Start Task inputs

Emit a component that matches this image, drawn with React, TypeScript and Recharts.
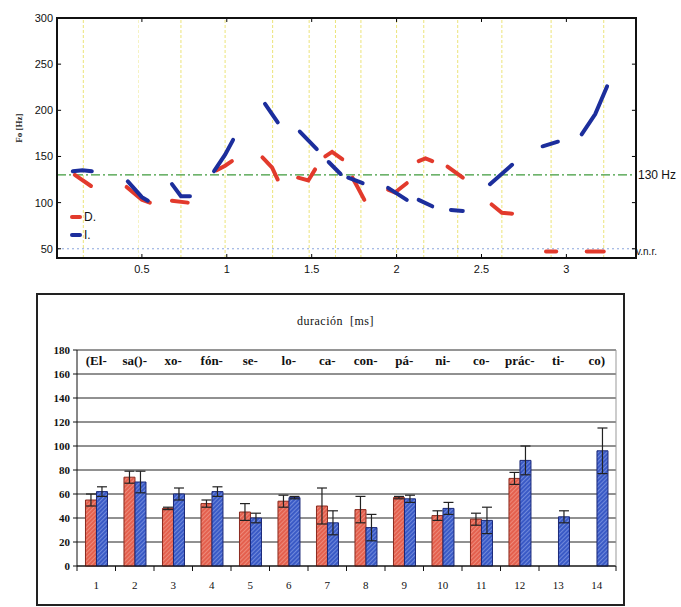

End Task inputs
Start Task inputs

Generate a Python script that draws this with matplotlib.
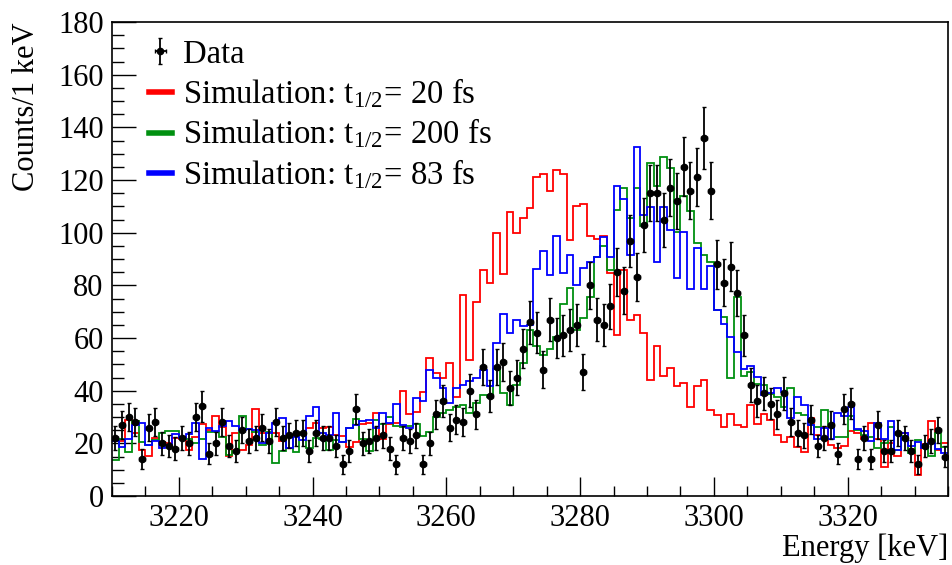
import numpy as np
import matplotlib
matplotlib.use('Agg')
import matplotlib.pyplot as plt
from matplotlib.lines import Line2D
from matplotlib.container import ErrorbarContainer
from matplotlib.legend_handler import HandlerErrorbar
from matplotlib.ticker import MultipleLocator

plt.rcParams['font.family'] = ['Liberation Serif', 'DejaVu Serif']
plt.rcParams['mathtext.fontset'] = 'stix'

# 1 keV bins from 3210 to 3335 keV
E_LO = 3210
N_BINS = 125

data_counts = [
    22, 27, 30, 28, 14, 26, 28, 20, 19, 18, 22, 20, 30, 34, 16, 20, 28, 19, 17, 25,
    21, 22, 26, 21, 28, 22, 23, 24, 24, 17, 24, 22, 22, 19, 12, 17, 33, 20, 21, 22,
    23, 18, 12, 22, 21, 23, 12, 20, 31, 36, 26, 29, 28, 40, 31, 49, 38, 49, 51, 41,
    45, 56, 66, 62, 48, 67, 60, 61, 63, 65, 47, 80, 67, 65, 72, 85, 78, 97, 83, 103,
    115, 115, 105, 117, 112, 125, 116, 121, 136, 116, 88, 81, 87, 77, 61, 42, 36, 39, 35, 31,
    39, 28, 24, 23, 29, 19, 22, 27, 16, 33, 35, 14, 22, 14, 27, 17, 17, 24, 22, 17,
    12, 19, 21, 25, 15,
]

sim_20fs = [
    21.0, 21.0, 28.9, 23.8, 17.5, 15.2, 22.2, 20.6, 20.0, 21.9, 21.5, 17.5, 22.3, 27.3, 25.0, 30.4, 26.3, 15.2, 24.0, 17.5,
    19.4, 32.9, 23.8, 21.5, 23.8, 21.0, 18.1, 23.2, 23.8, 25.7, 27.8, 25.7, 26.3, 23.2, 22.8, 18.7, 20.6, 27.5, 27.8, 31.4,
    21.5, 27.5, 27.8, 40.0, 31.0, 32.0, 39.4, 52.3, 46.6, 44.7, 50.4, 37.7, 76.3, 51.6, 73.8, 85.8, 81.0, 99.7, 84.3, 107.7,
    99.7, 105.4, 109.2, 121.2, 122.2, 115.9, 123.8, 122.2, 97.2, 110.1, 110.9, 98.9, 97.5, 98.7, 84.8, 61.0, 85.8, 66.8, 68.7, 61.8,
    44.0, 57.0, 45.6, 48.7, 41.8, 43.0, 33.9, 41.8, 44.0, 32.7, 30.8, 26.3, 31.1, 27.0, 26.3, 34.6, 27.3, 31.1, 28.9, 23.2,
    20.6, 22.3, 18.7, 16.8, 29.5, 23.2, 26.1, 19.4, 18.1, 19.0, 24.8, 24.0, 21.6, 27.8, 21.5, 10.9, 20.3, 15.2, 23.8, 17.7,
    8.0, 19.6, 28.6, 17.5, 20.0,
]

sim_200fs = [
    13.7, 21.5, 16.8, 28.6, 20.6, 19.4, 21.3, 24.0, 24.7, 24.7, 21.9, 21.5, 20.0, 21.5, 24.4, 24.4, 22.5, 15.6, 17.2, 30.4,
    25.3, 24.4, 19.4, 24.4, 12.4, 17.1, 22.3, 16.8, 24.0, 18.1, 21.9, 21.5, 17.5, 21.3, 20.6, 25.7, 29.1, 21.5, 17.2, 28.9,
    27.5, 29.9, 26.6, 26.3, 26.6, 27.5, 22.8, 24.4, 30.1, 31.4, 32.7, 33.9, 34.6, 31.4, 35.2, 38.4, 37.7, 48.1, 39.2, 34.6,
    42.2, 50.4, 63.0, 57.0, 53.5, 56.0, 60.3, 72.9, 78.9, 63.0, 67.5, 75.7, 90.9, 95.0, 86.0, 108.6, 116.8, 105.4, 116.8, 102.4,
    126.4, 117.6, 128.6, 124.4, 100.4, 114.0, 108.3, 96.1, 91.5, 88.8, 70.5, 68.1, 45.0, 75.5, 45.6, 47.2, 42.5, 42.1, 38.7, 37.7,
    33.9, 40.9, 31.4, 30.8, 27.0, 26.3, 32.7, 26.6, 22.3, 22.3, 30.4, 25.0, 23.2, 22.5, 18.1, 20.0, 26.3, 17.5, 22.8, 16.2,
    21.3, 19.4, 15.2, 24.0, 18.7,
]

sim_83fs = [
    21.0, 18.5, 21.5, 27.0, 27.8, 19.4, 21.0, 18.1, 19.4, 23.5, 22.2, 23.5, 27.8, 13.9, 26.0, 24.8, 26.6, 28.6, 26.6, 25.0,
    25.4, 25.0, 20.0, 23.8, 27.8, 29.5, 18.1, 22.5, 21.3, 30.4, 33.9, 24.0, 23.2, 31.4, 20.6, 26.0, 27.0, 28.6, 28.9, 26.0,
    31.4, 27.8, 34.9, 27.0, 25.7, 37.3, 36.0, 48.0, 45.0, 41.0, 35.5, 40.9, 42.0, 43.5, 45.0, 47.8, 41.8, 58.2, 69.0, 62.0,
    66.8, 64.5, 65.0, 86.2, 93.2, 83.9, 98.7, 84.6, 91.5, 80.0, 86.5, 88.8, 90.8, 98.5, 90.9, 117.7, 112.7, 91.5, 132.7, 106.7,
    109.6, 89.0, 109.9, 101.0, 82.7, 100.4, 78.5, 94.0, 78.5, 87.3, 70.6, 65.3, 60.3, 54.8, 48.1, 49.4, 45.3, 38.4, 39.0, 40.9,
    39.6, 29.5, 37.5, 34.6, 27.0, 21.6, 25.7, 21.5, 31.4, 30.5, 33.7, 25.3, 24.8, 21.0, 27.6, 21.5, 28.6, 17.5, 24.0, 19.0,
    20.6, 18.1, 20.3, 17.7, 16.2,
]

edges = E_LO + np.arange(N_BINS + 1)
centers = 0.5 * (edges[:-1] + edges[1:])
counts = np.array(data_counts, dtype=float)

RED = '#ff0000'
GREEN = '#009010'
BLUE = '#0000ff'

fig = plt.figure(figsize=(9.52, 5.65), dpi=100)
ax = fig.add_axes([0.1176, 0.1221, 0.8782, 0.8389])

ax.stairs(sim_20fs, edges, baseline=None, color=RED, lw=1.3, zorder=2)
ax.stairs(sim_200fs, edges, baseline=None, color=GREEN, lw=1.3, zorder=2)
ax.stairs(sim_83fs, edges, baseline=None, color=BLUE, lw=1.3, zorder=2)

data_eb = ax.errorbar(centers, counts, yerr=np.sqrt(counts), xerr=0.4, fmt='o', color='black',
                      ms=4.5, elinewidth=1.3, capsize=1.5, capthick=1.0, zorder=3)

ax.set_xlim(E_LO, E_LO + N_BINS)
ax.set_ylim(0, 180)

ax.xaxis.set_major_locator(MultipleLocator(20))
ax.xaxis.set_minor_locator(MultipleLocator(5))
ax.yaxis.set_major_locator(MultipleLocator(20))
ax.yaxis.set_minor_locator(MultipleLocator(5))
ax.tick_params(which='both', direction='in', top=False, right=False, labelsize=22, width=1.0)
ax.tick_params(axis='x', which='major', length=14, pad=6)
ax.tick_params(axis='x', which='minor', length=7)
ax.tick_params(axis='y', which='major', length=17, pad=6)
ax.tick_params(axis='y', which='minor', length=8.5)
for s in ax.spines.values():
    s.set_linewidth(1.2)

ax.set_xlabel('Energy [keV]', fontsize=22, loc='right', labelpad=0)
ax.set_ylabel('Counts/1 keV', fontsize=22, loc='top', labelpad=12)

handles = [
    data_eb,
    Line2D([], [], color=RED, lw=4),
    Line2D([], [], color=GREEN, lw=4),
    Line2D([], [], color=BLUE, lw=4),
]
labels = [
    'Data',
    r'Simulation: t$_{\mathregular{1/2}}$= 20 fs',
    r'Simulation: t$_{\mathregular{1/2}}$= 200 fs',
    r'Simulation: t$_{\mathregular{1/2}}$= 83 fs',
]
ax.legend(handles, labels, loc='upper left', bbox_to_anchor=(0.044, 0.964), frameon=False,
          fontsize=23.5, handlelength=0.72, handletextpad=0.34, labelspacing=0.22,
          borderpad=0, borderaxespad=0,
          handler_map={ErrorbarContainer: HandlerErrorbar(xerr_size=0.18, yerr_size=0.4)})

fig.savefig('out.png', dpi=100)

End Task inputs
Start Task inputs

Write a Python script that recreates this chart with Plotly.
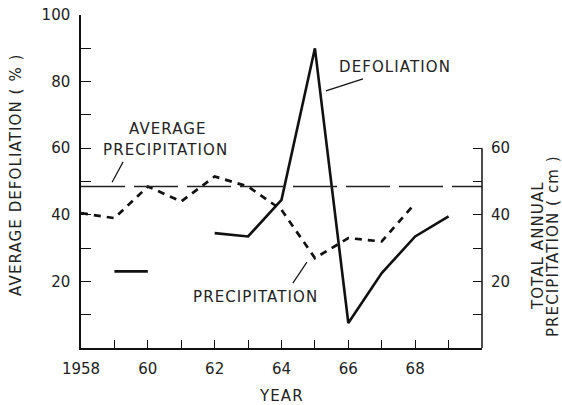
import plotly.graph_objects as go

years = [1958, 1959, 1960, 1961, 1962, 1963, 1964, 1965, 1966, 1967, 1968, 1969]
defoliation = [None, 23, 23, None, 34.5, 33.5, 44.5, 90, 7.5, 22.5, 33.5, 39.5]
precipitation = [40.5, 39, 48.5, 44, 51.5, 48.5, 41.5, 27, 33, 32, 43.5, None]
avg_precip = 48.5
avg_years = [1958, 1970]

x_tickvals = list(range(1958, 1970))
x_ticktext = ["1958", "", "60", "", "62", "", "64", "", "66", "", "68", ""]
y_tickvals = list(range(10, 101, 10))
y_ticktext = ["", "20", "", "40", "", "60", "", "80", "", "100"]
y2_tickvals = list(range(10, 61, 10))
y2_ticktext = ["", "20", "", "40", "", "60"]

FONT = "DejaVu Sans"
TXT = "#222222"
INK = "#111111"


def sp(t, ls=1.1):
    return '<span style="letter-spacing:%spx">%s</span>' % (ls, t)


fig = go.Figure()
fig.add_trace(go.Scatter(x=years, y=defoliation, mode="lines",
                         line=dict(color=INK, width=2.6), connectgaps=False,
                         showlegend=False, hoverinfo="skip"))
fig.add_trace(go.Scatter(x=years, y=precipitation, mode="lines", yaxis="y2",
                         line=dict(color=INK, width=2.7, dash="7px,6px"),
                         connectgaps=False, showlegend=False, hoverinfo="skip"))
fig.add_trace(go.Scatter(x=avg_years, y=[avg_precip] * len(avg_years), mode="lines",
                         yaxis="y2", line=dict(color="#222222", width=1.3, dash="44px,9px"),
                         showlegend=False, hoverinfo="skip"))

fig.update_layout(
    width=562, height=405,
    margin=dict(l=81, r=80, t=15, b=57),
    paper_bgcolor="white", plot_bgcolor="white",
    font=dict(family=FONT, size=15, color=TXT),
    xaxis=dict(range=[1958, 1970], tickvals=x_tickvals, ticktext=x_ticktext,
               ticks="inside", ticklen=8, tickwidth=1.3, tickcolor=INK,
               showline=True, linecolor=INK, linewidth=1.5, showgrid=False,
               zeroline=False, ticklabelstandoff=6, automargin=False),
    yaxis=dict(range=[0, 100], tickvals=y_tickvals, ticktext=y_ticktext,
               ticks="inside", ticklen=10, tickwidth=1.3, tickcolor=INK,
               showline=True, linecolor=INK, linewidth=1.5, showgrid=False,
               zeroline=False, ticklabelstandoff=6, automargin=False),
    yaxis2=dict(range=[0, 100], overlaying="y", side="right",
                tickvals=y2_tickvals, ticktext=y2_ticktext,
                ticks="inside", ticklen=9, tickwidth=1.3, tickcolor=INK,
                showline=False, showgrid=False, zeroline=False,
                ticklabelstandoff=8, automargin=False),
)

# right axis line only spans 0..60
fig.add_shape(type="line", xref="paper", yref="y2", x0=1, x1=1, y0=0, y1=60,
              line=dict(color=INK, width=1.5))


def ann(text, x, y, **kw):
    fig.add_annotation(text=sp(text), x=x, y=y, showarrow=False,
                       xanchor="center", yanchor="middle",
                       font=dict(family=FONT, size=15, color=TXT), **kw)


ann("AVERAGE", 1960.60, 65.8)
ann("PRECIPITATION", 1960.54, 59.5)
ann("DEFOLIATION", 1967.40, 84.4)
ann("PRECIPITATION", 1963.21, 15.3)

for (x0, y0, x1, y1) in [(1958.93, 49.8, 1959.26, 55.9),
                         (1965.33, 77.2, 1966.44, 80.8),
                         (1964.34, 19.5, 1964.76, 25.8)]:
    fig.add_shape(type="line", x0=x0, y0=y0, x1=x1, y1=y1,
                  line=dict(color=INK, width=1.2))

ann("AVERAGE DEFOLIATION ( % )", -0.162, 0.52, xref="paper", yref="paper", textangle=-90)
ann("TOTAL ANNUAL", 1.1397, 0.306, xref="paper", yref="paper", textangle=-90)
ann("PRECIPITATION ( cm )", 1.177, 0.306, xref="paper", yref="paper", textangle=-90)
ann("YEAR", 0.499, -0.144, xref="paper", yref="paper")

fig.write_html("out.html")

End Task inputs

▶ Problem requirements
Search the data above for the word "matplotlib", then gather each line in which it appears.

▶ Exercise response
Generate a Python script that draws this with matplotlib.
import matplotlib
matplotlib.use('Agg')
import matplotlib.pyplot as plt
from matplotlib.lines import Line2D
from matplotlib.container import ErrorbarContainer
from matplotlib.legend_handler import HandlerErrorbar
from matplotlib.ticker import MultipleLocator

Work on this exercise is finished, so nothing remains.